Wellington’s army was Anglo-Portuguese.   By 1813 his regular Portuguese brigades were considered good enough to fight alongside his British brigades.   However in my campaign they are mostly C class.   There is one Portuguese brigade and three British brigades in each corps.   The British are either A or B class.

This would normally be sufficient to balance the combat ability of the French and British corps.   However in Spain the French also have the added burden of their supply lines and Spanish guerrilla activity.   This requires the French to detach brigades to guard their lines of supply.   It also disrupts their ability to maintain a constant supply to their forward corps, and can cause them to abandon their advance to sort out the rear area.   This is all historically correct, but it makes it difficult for the French to win a campaign based on wargames rather than real battles.

3 Spanish corps

The British and Spanish each have three armies of three corps each.

As an experiment I have removed one British corps in each army, and replaced it with a Spanish corps.   Two infantry brigades are B class, the remaining two are C. All four are C class firing and skirmish.  The cavalry and artillery are also C class, but they have 12 pdr guns which are superior to most of the French.

I think I can get away with this on historical grounds.   In the latter part of the Peninsular War Wellington was appointed as Commander in Chief of the Spanish armies.   He found this more of a disadvantage than an asset.   In fact his Spanish troops behaved so badly when he invaded France in 1814 that he sent them back into Spain!     

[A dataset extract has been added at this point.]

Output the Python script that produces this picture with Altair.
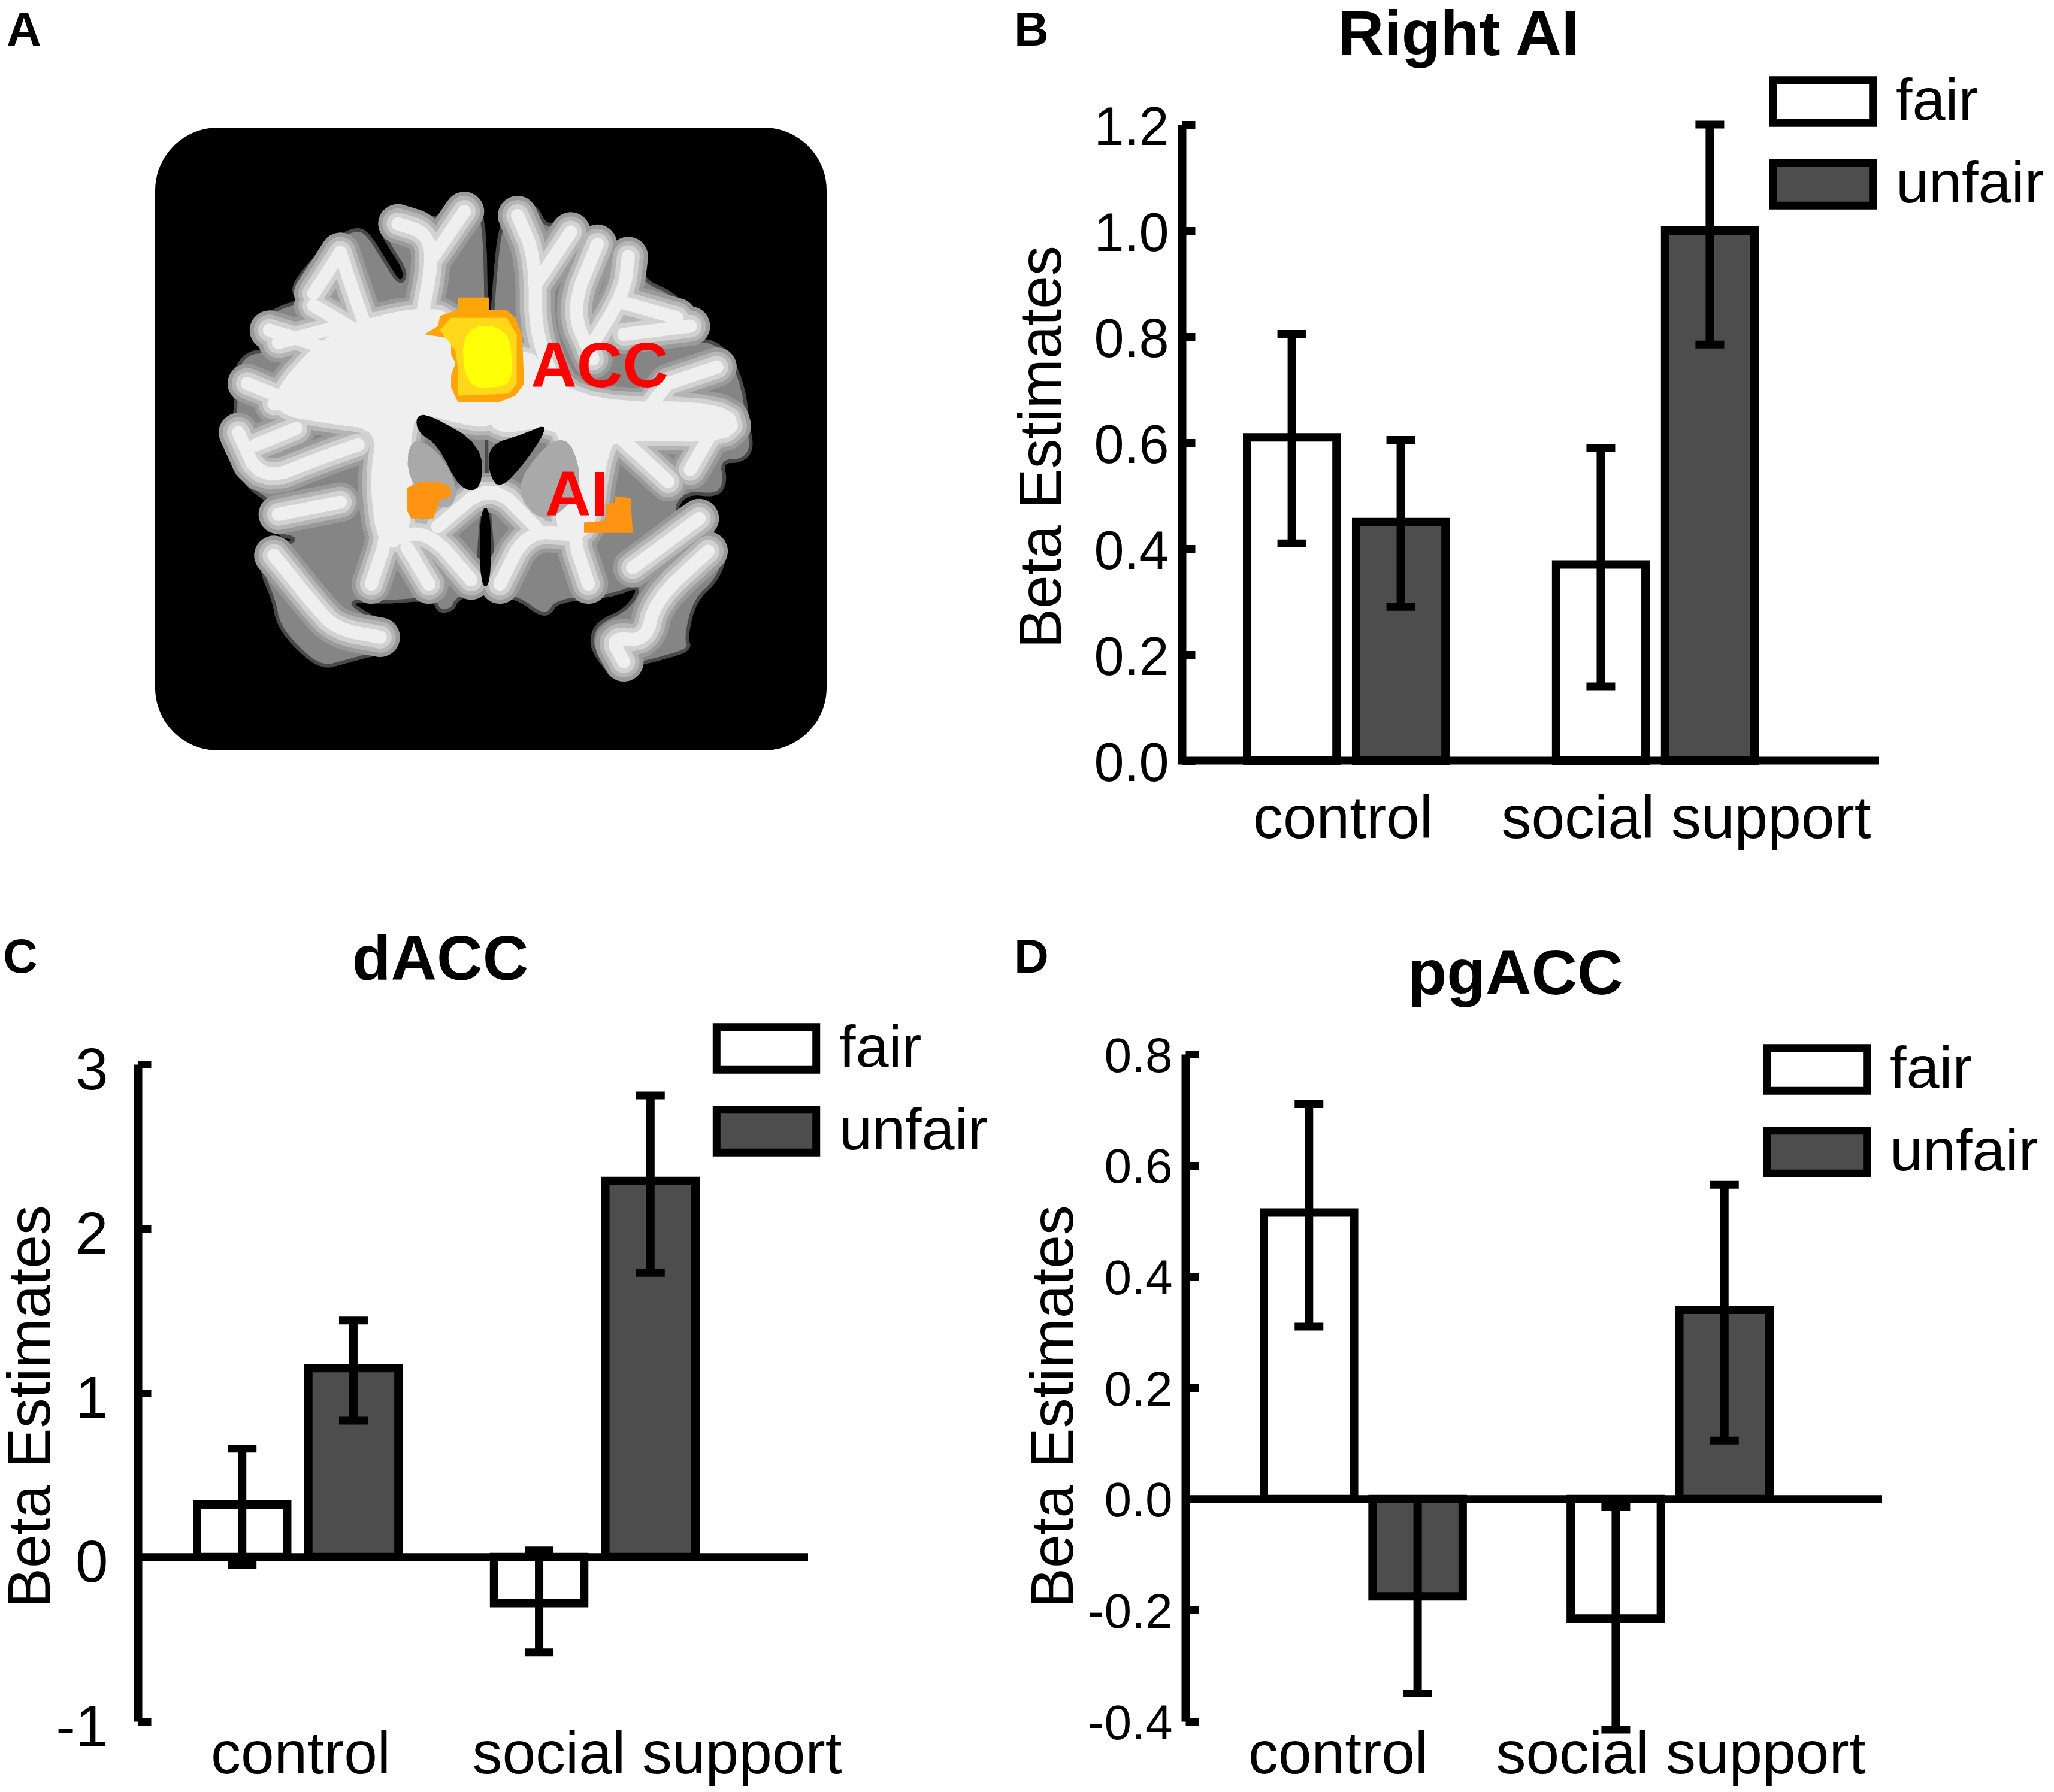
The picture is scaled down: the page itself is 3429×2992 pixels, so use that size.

The intention is that the Spanish corps will be a permanent problem for the British wargamer.   It will be one third of his wargame army, far too big to be ignored.  It will have to fill one third of the battle line in each battle, and will always be a weak spot.  

However I don’t want the British player to lose every battle, so we will have to see whether this is too much of a disadvantage.   We can only do so by play testing it on the table.   By the end of the Talavera campaign we should be able to confirm whether it is a temporary error or should be a permanent feature.